Let’s just think of the narrative related to menstrual pain. The belief that women have been given the gift of fertility and – just because of it – they must suffer, the approach that sees menstruation cramps, migraines and muscle pain as something completely normal that every woman, or person with a period, must learn to accept, mean that delays and missed diagnoses of reproductive diseases are commonplace. There is a very high probability that a person who goes to the gynaecologist with menstrual pain will be sent home with a couple of paracetamols, a pat on the back, and maybe the contraceptive pill.
Period stigma: pain is real
While bleeding during menstruation should be normalised, what is not normal and should be investigated is pain. No, suffering for five or more days every month is not normal. No, stuffing oneself with painkillers and anti-inflammatories is not normal, and no, it is not normal for the working, social or academic life of a menstruating person to be compromised by it. Attempts to raise awareness of the issue have begun to arise where all social battles now take place: Instagram. Celebrities and influencers diagnosed with reproductive disorders and diseases have started to divulge their personal experiences to normalise and stimulate conversation.
Giorgia Soleri, model and activist, with almost 400k followers, publishes a lot of informative content about her illnesses, endometriosis, adenomyosis and vulvodynia, recounting the very difficult journey that led to her diagnosis. The above-mentioned diseases are far from rare and should not be underestimated. Endometriosis, for example, affects 10% of women in their fertile age. Symptoms include chronic, debilitating pelvic pain during the menstrual cycle and damages to fertility. Too often, however, patients are treated as “hypochondriacs and liars” as Soleri reports in the post she shared after her recent surgery.
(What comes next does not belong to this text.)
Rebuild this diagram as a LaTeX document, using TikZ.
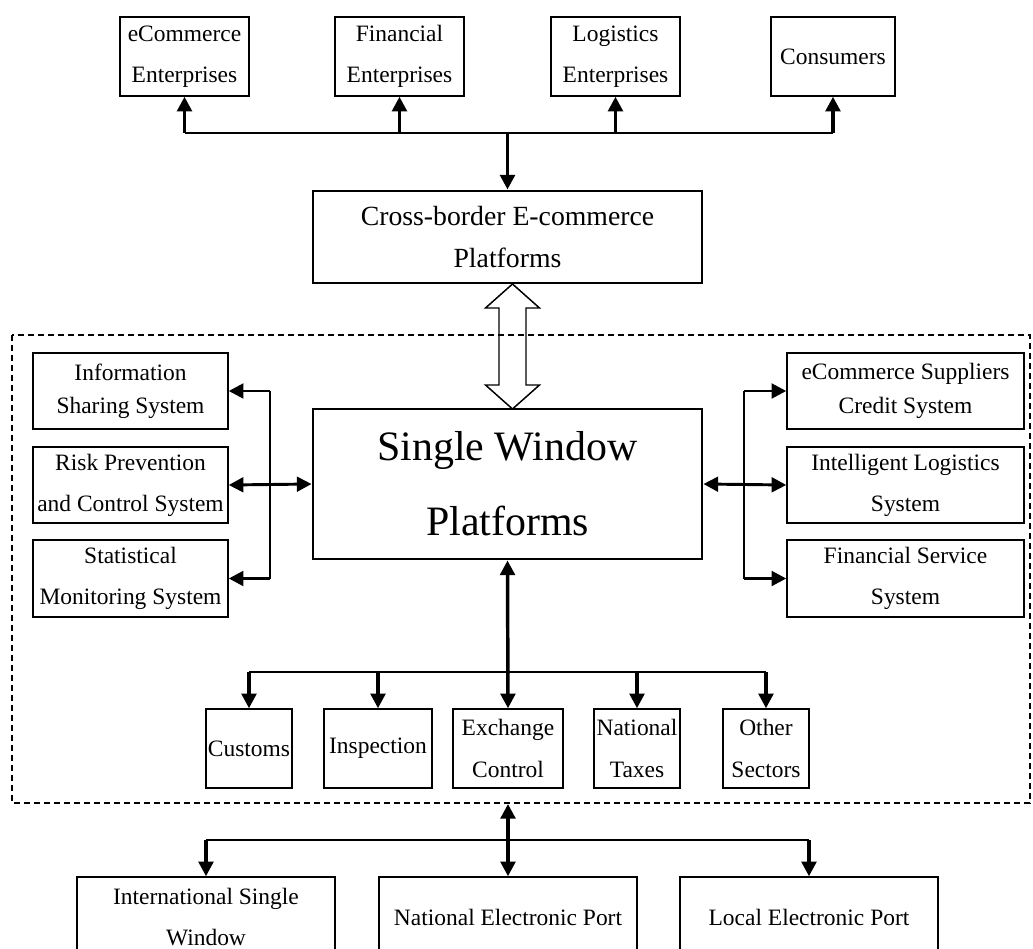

In 2018, Lena Durham told of her hysterectomy surgery at the age of 31 to stop the unbearable pain caused by endometriosis. In her touching article for Vogue, Durham admits that she always wanted to get pregnant but with that kind of pain she wouldn’t have been able to be “anyone’s mother”.
Period stigma in western societies goes far beyond going to the bathroom with your purse or whispering in your friend’s ear when you need a tampon. Just think of the taxation of sanitary products and tampons. Although some progress is being made, with countries like Scotland making tampons free for everyone and others abolishing the tampon tax, there are still too many people who cannot afford them.
10% of people interviewed in a survey by Plan International UK about period poverty in the UK said they could not afford to buy tampons every month. 15% said they struggled to buy them and 14% said they asked their friends for them. For every woman like Soleri and Durham, there is one who suffers from endometriosis every month, who will never know and will never be treated appropriately. For every pad we roll up, there are thousands of women who use tissue, dust or sand to pad their menstrual cycle, which will lead them to suffer of, among other things, very serious infections. Every time we use expressions like ‘TOM’, there are trans women being asked why they don’t menstruate, there are trans men buying tampons amidst a sea of judgmental stares. And there are women and men who are not free to live their gender identity in a peaceful and healthy way.
For every post, article and comment, for every #freeperiod hashtag, there are hundreds of women who still don’t feel safe talking about their periods, their pain, their menstrual problems. For every glance thrown at us because we dare to talk about sanitary pads in public without blushing or whispering, there are thousands of women who don’t have access to them and experience their periods as a disabling disease rather than a natural bodily function. Pay attention.